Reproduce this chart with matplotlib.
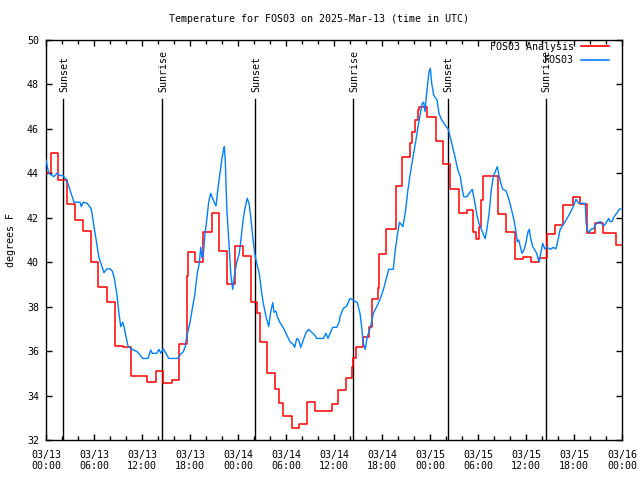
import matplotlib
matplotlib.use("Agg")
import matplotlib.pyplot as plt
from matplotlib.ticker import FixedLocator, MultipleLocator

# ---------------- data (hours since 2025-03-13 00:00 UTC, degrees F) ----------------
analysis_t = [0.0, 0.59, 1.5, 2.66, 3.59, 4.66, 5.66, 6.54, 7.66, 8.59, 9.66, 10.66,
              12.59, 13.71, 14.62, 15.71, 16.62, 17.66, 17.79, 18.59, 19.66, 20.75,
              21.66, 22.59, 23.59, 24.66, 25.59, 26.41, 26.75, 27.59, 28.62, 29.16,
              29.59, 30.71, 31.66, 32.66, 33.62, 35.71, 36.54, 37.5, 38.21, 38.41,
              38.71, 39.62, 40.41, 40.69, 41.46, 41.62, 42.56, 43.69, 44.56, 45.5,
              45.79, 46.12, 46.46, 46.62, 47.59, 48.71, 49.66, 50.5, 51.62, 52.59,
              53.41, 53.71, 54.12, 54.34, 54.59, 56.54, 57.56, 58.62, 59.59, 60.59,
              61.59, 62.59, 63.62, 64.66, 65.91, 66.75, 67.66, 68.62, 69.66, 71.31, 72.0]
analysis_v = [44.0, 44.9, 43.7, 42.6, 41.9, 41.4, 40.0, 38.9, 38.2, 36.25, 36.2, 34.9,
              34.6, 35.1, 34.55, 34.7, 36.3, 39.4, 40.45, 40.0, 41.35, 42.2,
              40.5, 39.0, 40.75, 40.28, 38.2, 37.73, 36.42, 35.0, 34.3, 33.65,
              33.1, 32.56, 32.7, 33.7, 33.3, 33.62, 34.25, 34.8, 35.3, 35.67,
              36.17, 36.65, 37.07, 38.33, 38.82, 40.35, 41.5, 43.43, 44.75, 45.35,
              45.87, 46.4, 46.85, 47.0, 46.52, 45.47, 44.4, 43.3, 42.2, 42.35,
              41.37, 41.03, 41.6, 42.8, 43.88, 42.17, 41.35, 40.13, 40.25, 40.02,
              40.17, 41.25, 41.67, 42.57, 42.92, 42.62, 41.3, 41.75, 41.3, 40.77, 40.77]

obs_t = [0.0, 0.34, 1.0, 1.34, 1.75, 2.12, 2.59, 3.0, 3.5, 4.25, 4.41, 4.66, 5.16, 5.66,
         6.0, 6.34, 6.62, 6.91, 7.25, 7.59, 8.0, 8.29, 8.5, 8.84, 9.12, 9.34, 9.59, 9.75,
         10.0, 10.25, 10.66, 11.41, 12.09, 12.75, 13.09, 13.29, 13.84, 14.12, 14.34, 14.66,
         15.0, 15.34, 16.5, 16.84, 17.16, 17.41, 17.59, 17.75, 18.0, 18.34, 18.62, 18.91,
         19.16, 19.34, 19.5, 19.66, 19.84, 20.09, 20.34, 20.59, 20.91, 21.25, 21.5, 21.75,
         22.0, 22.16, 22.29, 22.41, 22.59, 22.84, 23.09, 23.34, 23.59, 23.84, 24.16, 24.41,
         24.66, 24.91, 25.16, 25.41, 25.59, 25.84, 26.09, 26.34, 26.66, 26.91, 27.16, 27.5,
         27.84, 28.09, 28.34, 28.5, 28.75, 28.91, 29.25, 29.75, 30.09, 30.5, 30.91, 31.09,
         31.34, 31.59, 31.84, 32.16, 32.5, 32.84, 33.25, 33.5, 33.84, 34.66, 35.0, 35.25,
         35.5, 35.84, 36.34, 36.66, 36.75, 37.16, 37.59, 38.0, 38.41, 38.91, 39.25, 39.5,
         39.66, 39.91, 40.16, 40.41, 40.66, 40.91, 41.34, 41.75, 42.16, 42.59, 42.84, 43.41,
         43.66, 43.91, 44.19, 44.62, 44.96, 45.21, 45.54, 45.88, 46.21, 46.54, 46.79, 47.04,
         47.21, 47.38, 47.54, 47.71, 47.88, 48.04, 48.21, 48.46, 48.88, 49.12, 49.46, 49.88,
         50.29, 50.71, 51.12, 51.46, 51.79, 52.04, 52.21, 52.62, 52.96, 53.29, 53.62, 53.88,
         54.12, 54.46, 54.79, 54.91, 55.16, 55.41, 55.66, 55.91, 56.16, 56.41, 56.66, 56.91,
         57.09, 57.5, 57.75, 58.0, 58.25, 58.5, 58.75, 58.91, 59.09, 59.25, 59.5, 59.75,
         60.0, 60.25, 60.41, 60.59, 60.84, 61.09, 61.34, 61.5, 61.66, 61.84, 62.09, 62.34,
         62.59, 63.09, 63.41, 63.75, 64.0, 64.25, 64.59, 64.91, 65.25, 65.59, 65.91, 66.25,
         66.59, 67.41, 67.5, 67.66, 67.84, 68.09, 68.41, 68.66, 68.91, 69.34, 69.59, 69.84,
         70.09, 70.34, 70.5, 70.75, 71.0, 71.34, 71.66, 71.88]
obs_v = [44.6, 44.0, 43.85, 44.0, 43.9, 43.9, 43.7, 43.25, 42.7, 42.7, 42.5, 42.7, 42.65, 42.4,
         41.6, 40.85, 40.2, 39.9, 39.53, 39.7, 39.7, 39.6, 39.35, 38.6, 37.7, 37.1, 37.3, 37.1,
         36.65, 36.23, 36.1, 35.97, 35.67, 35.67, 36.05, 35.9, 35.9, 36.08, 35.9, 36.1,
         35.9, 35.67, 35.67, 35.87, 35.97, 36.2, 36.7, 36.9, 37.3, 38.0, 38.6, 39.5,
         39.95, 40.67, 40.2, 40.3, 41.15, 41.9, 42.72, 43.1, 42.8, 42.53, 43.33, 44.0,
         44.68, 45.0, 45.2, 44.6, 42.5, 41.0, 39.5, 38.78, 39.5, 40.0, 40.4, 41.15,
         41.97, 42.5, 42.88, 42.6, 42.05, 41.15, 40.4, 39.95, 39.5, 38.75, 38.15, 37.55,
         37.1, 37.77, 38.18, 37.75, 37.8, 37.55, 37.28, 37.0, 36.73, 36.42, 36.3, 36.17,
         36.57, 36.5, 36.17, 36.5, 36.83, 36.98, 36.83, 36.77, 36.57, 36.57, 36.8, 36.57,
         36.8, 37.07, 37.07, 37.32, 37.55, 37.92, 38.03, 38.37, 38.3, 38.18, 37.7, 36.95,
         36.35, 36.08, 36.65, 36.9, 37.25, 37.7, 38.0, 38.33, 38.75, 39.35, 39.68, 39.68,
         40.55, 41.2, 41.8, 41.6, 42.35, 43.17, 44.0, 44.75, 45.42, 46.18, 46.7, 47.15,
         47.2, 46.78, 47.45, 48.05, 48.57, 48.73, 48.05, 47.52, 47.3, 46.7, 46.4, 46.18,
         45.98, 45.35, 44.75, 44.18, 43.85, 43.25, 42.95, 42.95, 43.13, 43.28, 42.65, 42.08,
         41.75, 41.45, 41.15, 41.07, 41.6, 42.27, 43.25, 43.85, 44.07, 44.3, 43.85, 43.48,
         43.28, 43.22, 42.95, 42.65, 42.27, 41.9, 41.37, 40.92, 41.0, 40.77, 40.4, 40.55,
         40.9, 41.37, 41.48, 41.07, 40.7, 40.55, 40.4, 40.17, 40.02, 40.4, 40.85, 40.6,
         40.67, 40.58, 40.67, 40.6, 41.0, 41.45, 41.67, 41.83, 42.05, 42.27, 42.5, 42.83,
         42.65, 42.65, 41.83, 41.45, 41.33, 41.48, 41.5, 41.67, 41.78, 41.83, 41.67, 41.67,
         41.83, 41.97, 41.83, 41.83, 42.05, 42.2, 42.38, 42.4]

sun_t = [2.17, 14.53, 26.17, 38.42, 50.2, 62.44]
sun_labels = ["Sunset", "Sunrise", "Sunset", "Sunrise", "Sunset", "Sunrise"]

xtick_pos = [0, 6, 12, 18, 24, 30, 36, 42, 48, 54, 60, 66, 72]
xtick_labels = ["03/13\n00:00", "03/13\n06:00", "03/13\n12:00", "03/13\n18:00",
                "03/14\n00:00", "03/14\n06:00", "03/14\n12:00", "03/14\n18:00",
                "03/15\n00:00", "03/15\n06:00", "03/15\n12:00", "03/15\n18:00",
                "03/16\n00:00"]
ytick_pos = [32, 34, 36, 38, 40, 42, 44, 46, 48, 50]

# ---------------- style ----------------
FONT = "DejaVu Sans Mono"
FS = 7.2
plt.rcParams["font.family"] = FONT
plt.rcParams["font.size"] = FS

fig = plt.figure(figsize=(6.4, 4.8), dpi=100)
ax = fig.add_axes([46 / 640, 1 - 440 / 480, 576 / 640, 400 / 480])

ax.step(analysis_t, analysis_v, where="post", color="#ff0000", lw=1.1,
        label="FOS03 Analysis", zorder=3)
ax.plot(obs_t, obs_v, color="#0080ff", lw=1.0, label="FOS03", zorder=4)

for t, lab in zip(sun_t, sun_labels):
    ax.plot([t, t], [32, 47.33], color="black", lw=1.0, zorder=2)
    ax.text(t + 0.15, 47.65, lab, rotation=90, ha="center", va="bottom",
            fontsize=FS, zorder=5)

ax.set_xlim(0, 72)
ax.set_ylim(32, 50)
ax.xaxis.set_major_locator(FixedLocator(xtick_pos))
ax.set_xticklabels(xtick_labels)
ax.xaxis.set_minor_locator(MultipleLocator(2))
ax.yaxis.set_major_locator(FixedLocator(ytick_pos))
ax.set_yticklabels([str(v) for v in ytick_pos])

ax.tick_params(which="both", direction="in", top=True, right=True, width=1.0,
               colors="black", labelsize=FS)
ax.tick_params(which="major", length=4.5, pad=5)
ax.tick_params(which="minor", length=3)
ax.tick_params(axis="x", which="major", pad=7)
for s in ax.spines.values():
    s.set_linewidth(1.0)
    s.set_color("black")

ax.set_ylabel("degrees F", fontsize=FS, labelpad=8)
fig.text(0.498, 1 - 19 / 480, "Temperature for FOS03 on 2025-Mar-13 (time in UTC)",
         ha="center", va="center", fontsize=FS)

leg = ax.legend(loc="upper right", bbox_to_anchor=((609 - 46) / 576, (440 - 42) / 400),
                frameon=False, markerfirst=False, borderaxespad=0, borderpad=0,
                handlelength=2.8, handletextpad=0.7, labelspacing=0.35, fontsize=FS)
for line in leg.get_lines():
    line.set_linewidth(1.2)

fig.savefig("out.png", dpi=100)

· · ·

Take the lines from the start of the material to the line with "from matplotlib.ticker import", both included, and transcribe them exactly without the pictures.

Exercise output:
Reproduce this chart with matplotlib.
import matplotlib
matplotlib.use("Agg")
import matplotlib.pyplot as plt
from matplotlib.ticker import FixedLocator, MultipleLocator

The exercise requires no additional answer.